Optional: Make it hypertext. The links should not be the same as your list of resources/readings below. These links should help your reader with your information (go to images, definitions, explanations, etc.).
What should your paragraphs look like? Each body paragraph should include an introductory sentence (a topic sentence that stands as one of your main points in your argument), your explanations, valid evidence (with sources cited correctly) and concluding sentence. Read the sample research papers on the resources page as models of how to use outside sources. More guidelines are below:
An important part of your analysis is explaining what you mean. You state a claim (say what you think/your opinion), give evidence from a resource (your proof/how you know what you know), and explain your reasoning. It is your job to make your thinking clear to your reader. Your evidence cannot stand alone. In other words, you cannot “plop” in a phrase from a book and expect it to explain itself.
Using Evidence from a Text
The “tricky” part is weaving your evidence into your writing. But once you learn a few “rules,” this will not be hard at all.
- Set up any evidence by introducing it. Give the reader whatever context information is necessary, such as who said it, when, and why.
- Never end a paragraph with a quotation. Always end in your own words.
- The majority of your paragraph or essay must be your writing/your words. Use evidence to prove your claims, but do not overdo it. A good ratio is 2/3 (your own writing) to 1/3 (borrowed). Remember, use only what you need when you include evidence from the text.
- When you weave in a quotation or a paraphrase, the sentence you end up with must be a complete, grammatically correct sentence.
- When you use quotation marks to set off text, periods or commas go inside. When you show what page the evidence came from, put only the number of the page in parentheses. The period for the sentence goes after the parentheses. You should always use page numbers when they are available to you. Even if you paraphrase the text, you still give page numbers.

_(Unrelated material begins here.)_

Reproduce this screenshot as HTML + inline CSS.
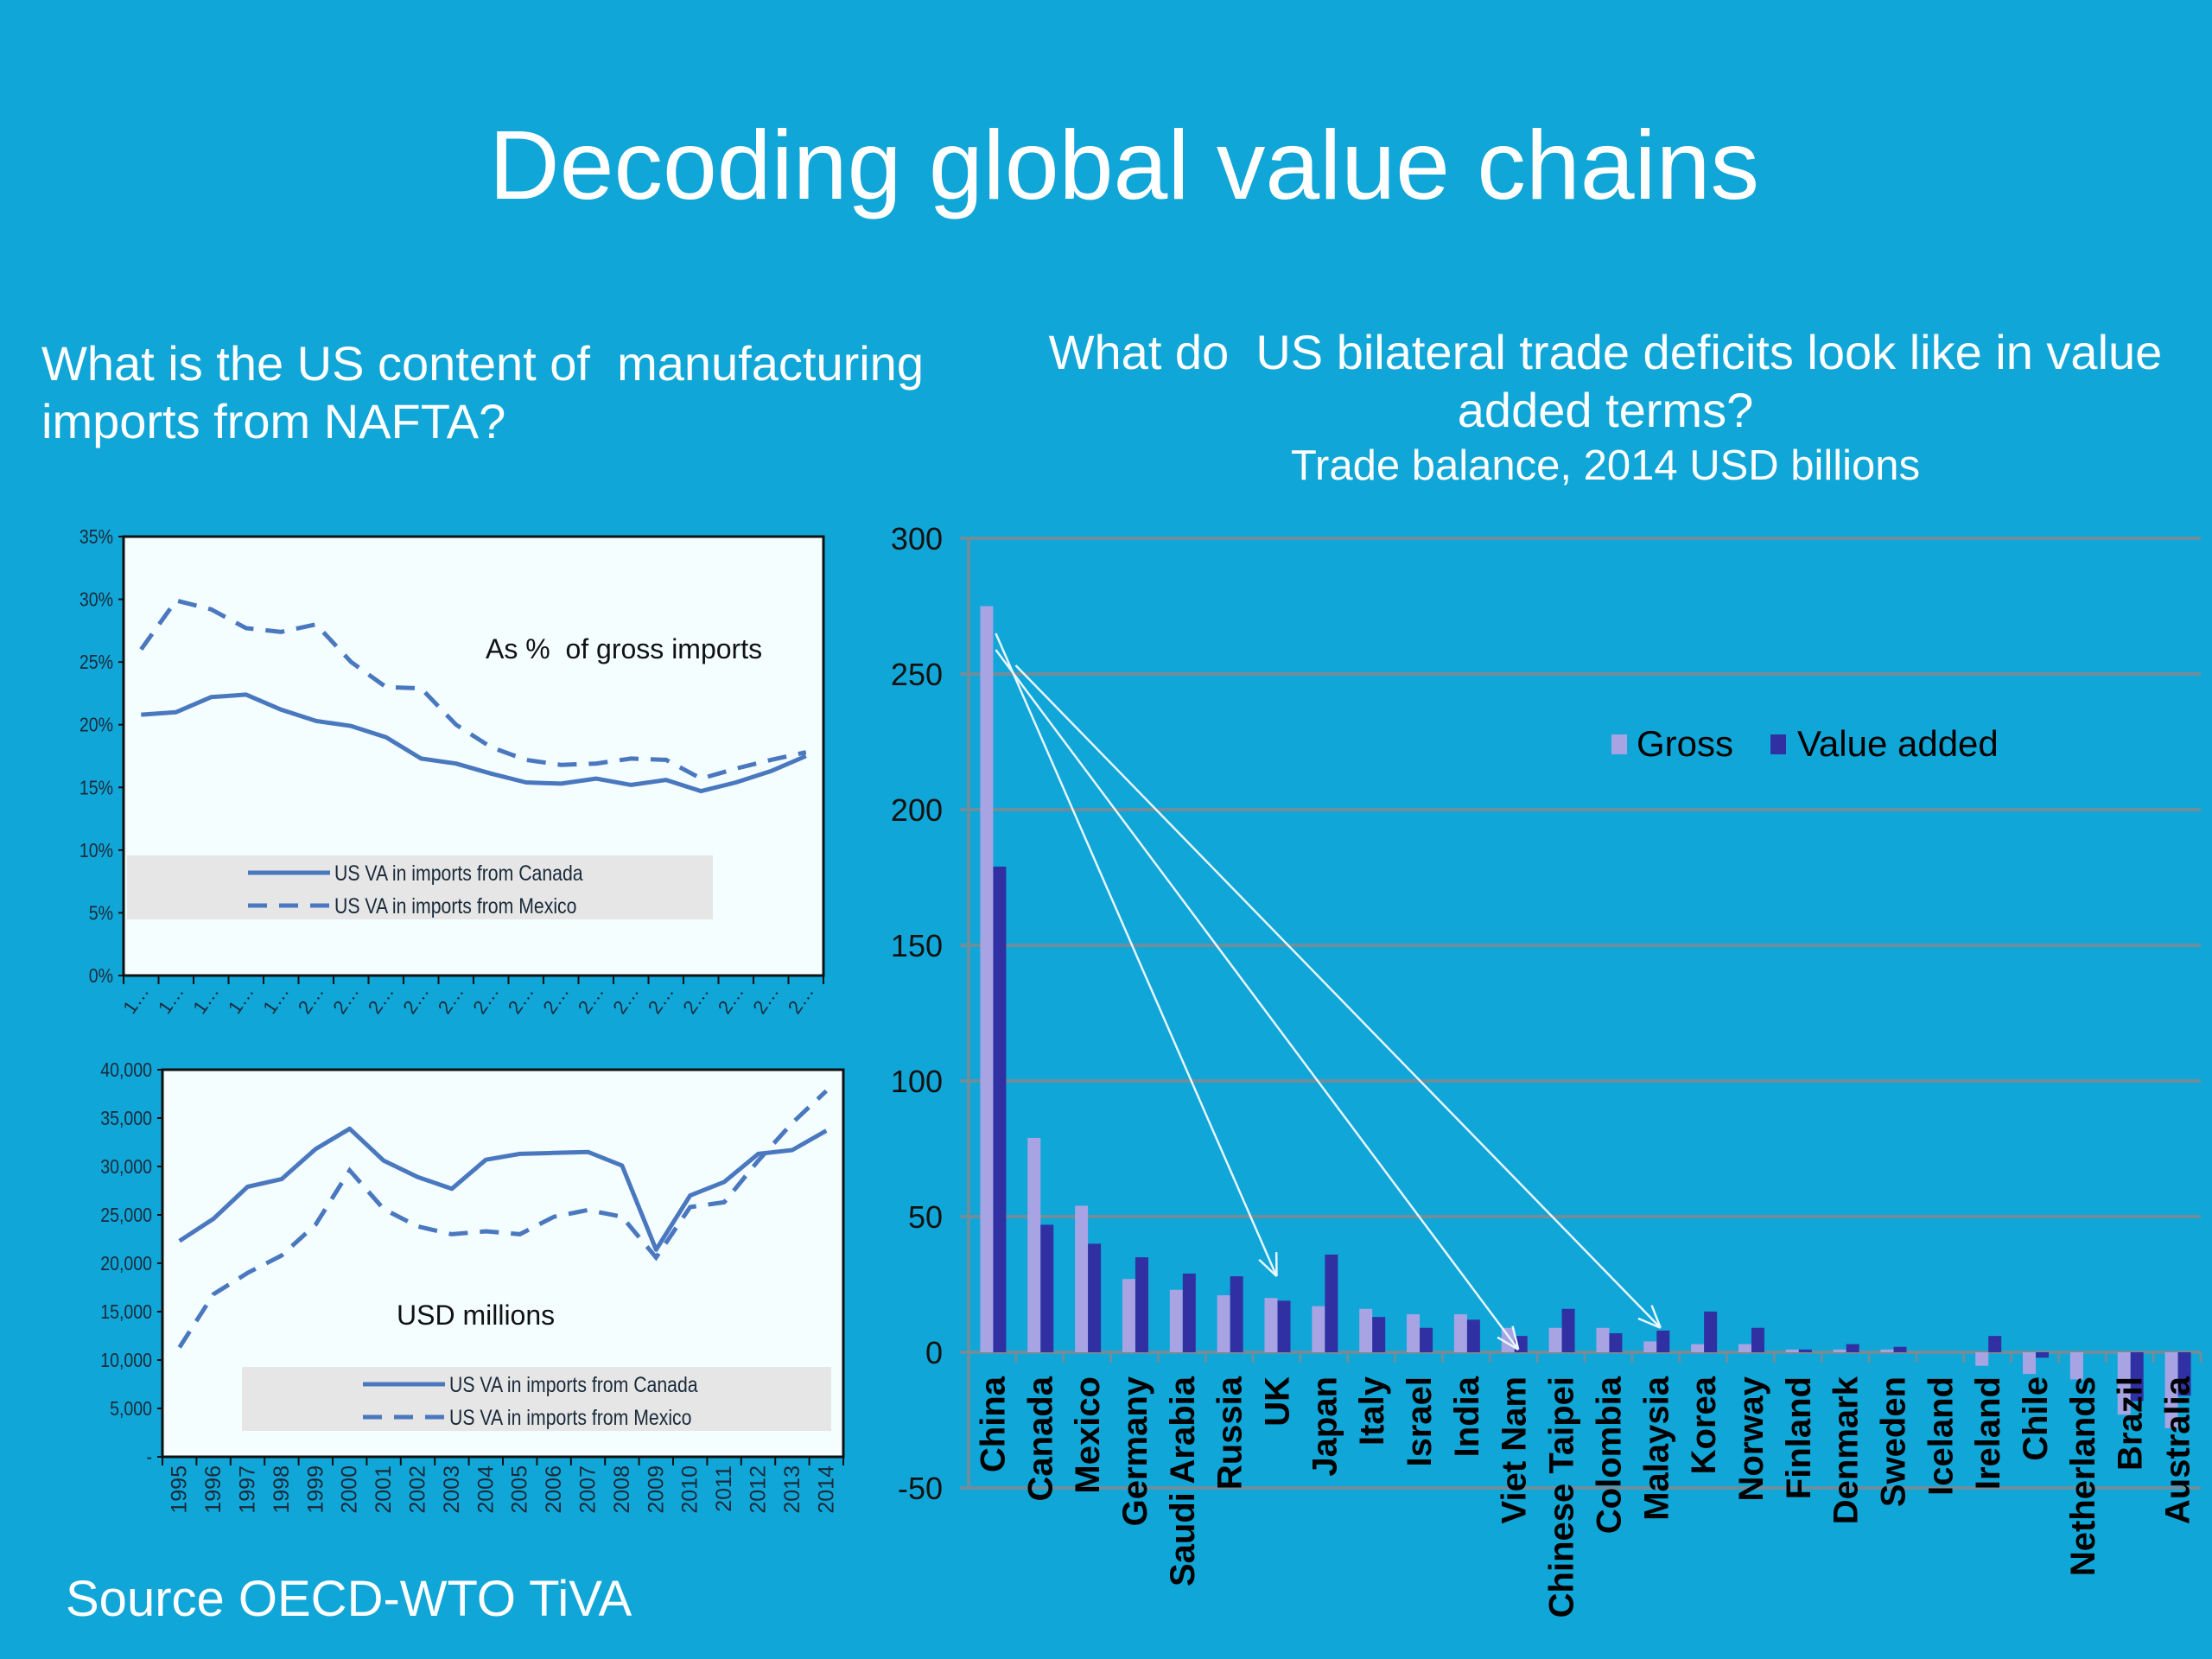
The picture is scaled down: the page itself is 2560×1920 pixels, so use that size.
<!DOCTYPE html>
<html><head><meta charset="utf-8"><style>
html,body{margin:0;padding:0;background:#10a6d7;}
svg{display:block;font-family:"Liberation Sans",sans-serif;}
text{white-space:pre;}
</style></head><body>
<svg id="s" width="2560" height="1920" viewBox="0 0 2560 1920" xmlns="http://www.w3.org/2000/svg">
<rect width="2560" height="1920" fill="#10a6d7"/>
<text x="1301" y="230" font-size="113" fill="#fff" text-anchor="middle">Decoding global value chains</text>
<g fill="#fff" font-size="56">
<text x="48" y="440">What is the US content of  manufacturing</text>
<text x="48" y="507">imports from NAFTA?</text></g>
<g fill="#fff" font-size="56" text-anchor="middle">
<text x="1858" y="427">What do  US bilateral trade deficits look like in value</text>
<text x="1858" y="494">added terms?</text>
<text x="1858" y="555" font-size="49">Trade balance, 2014 USD billions</text></g>
<text x="76" y="1870" font-size="58" fill="#fff">Source OECD-WTO TiVA</text>
<g id="top"></g>
<g id="bot"></g>
<g id="bar"></g>
</svg>
<script>
const years=["1995","1996","1997","1998","1999","2000","2001","2002","2003","2004","2005","2006","2007","2008","2009","2010","2011","2012","2013","2014"];
const pctCanada=[20.8,21.0,22.2,22.4,21.2,20.3,19.9,19.0,17.3,16.9,16.1,15.4,15.3,15.7,15.2,15.6,14.7,15.4,16.3,17.5];
const pctMexico=[26.0,29.9,29.2,27.7,27.4,28.0,25.0,23.0,22.9,20.0,18.2,17.2,16.8,16.9,17.3,17.2,15.7,16.5,17.2,17.8];
const pctTicks=[0,5,10,15,20,25,30,35];
const usdCanada=[22300,24600,27900,28700,31800,33900,30600,28900,27700,30700,31300,31400,31500,30100,21400,27000,28400,31300,31700,33700];
const usdMexico=[11300,16800,19000,20800,24000,29600,25600,23800,23000,23300,23000,24800,25500,24800,20600,25800,26300,30600,34500,37800];
const usdTicks=[0,5000,10000,15000,20000,25000,30000,35000,40000];
const countries=["China","Canada","Mexico","Germany","Saudi Arabia","Russia","UK","Japan","Italy","Israel","India","Viet Nam","Chinese Taipei","Colombia","Malaysia","Korea","Norway","Finland","Denmark","Sweden","Iceland","Ireland","Chile","Netherlands","Brazil","Australia"];
const grossVals=[275,79,54,27,23,21,20,17,16,14,14,9,9,9,4,3,3,1,1,1,0,-5,-8,-10,-23,-28];
const vaVals=[179,47,40,35,29,28,19,36,13,9,12,6,16,7,8,15,9,1,3,2,0,6,-2,0,-18,-16];
const balTicks=[-50,0,50,100,150,200,250,300];
const arrowTargets=[6.5,11.6,14.6];
const arrowTargetVals=[28,1,9];

const NS="http://www.w3.org/2000/svg";
function mk(p,t,a,txt){const e=document.createElementNS(NS,t);for(const k in a)e.setAttribute(k,a[k]);if(txt!==undefined)e.textContent=txt;p.appendChild(e);return e;}

function lineChart(g,L,R,T,B,maxV,ticks,fmt,s1,s2,legBox,note,noteX,noteY,rotYears){
  const n=years.length,cw=(R-L)/n;
  const x=i=>L+cw*(i+0.5), y=v=>B-(v/maxV)*(B-T);
  const bg=mk(g,'rect',{x:L,y:T,width:R-L,height:B-T,fill:'#f4fdff',stroke:'#111','stroke-width':3});
  
  
  ticks.forEach(t=>{const e=mk(g,'text',{x:(L-12)/0.85,y:y(t)+8,'font-size':23,'text-anchor':'end',fill:'#1a2a3a',transform:`scale(0.85,1)`},fmt(t));
    
    
    mk(g,'line',{x1:L-6,x2:L,y1:y(t),y2:y(t),stroke:'#111','stroke-width':2});});
  for(let i=0;i<=n;i++){mk(g,'line',{x1:L+cw*i,x2:L+cw*i,y1:B,y2:B+10,stroke:'#111','stroke-width':2});}
  years.forEach((yr,i)=>{let e;
    if(rotYears){e=mk(g,'text',{x:0,y:0,'font-size':25,'text-anchor':'end',fill:'#1a2a3a',transform:`translate(${x(i)+8},${B+10}) rotate(-90)`},yr);}
    else{e=mk(g,'text',{x:0,y:0,'font-size':22,'text-anchor':'end',fill:'#1a2a3a',transform:`translate(${x(i)+10},${B+18}) rotate(-55)`},yr.charAt(0)+'…');}
    
    });
  const lb=mk(g,'rect',{x:legBox[0],y:legBox[1],width:legBox[2],height:legBox[3],fill:'#e6e6e6'});
  
  
  const pts=a=>a.map((v,i)=>x(i).toFixed(1)+','+y(v).toFixed(1)).join(' ');
  const l1=mk(g,'polyline',{points:pts(s1),fill:'none',stroke:'#4a78bf','stroke-width':5,'stroke-linejoin':'round'});
  
  
  const l2=mk(g,'polyline',{points:pts(s2),fill:'none',stroke:'#4a78bf','stroke-width':5,'stroke-dasharray':'22,14'});
  
  
  const lx=legBox[0]+legBox[4];
  [['US VA in imports from Canada',''],['US VA in imports from Mexico','22,14']].forEach((d,k)=>{
    const yy=legBox[1]+20+k*38;
    const ln=mk(g,'line',{x1:lx,x2:lx+95,y1:yy,y2:yy,stroke:'#4a78bf','stroke-width':5,'stroke-dasharray':d[1]||'none'});
    
    
    const t=mk(g,'text',{x:(lx+100)/0.85,y:yy+9,'font-size':25,fill:'#1a2a3a',transform:'scale(0.85,1)'},d[0]);
    
    });
  const nt=mk(g,'text',{x:noteX,y:noteY,'font-size':32,fill:'#111'},note);
  
  
}
lineChart(document.getElementById('top'),143,953,621,1129,35,pctTicks,t=>t+'%',pctCanada,pctMexico,[147,990,678,74,140],'As %  of gross imports',562,762,false);
lineChart(document.getElementById('bot'),188,976,1238,1686,40000,usdTicks,t=>t===0?'-':t.toLocaleString('en-US'),usdCanada,usdMexico,[280,1582,682,74,140],'USD millions',459,1533,true);

(function(){
  const g=document.getElementById('bar');
  const L=1121,R=2547,T=623,Z=1565,per=157/50;
  const y=v=>Z-v*per; const n=countries.length, cw=(R-L)/n; const cx=i=>L+cw*(i+0.5);
  balTicks.forEach(t=>{
    mk(g,'line',{x1:L-10,x2:R,y1:y(t),y2:y(t),stroke:'#6f8e9c','stroke-width':4});
    const e=mk(g,'text',{x:L-30,y:y(t)+13,'font-size':36,'text-anchor':'end',fill:'#111'},String(t));
    
    });
  mk(g,'line',{x1:L,x2:L,y1:T,y2:y(-50),stroke:'#6f8e9c','stroke-width':4});
  for(let i=0;i<=n;i++)mk(g,'line',{x1:L+cw*i,x2:L+cw*i,y1:Z,y2:Z+12,stroke:'#6f8e9c','stroke-width':3});
  countries.forEach((c,i)=>{
    const gv=grossVals[i], vv=vaVals[i];
    const b1=mk(g,'rect',{x:cx(i)-14,y:Math.min(y(gv),Z),width:15,height:Math.abs(gv*per),fill:'#a8a4e4'});
    
    
    const b2=mk(g,'rect',{x:cx(i)+1,y:Math.min(y(vv),Z),width:15,height:Math.abs(vv*per),fill:'#3130a2'});
    
    
    const t=mk(g,'text',{x:0,y:0,'font-size':40,'font-weight':'bold','text-anchor':'end',fill:'#000',transform:`translate(${cx(i)+14},${Z+28}) rotate(-90)`},c);
    
    
  });
  const starts=[[cx(0)+4,733],[cx(0)+4,752],[cx(0)+27,770]];
  arrowTargets.forEach((ti,k)=>{
    const x2=L+cw*ti, y2=y(arrowTargetVals[k]);
    const [x1,y1]=starts[k];
    const a=mk(g,'line',{x1,y1,x2,y2,stroke:'#e8f6ff','stroke-width':2.5});
    
    
    const ang=Math.atan2(y2-y1,x2-x1),h=28;
    [0.4,-0.4].forEach(d=>mk(g,'line',{x1:x2,y1:y2,x2:x2-h*Math.cos(ang+d),y2:y2-h*Math.sin(ang+d),stroke:'#e8f6ff','stroke-width':2.5}));
  });
  const lg=mk(g,'g',{});
  
  
  mk(lg,'rect',{x:1865,y:850,width:18,height:23,fill:'#a8a4e4'});
  const t1=mk(lg,'text',{x:1894,y:875,'font-size':42,fill:'#000'},'Gross');
  
  
  mk(lg,'rect',{x:2049,y:850,width:18,height:23,fill:'#3130a2'});
  const t2=mk(lg,'text',{x:2080,y:875,'font-size':42,fill:'#000'},'Value added');
  
  
})();
</script>
</body></html>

- Example for quotation: The author writes “idea goes here” (245). Example for paraphrase: The author says that the idea goes here (245).
- More model phrases.
About your visual argument (chart/graph). Whatever data you represent in the visual argument must be collected on your own (or taken from approved sources, such as the class survey). You MAY not simply copy and paste a graph or chart from the internet. Use the Create A Graph website. When you’re done, click download and choose jpeg. This image must be saved in one group member’s h drive. Directions for putting an image on your wiki page are on the wiki. When this image is placed on the report page, you need to introduce it in the text of your document. For example, you might write, the following graph represents the number of SFHS students who ___. We surveyed our — period class, 28 SFSH 9th graders to get this data.
End the argument with a conclusion paragraph which restates the authors’ positions and includes a thematic statement that appeals to readers’ values.
Works Cited (goes at the end of the page)
In this section, you need to list the articles/resources you used for your report. Use EasyBib for the correct MLA citation. The list should go in alphabetical order (based on the first letter in the citation).
Additional Readings (Optional)
In this section, you will link to 4-5 web resources (websites, online articles, data, reports, studies, etc.) To list a resource here, you must have read it first. After each link, write a one sentence description of what the reader will find there. Be sure to include the source of the article also. An example follows.
Fake Link to Article on School that Serves Healthy Food: This article from the Milwaukee Journal Sentinel is about Jane Lunchlady, the food service director for AnySchool and her quest to provide students only high quality food.
Reflection (A separate post)
This blog post is to be a personal conclusion to your report. Each person in your group will write his/her own. Instead of being a typical conclusion, this reflection tells your reader what you’ve learned through your reading and research. You might focus on some aspect of your research that really changed how you think and therefore changed how you will act (your habits) in the future. For example, for this fictional report, you might conclude that you will begin bringing your own healthy lunch from home, but that you will also write a letter to the school board that includes your data about the amount of fat and sugar in many of the ala carte items. In the letter you urge the school board to mandate healthier breakfast and lunch foods for all district students. As with your introduction, this paragraph should be written in first person, as it is a personal reflection.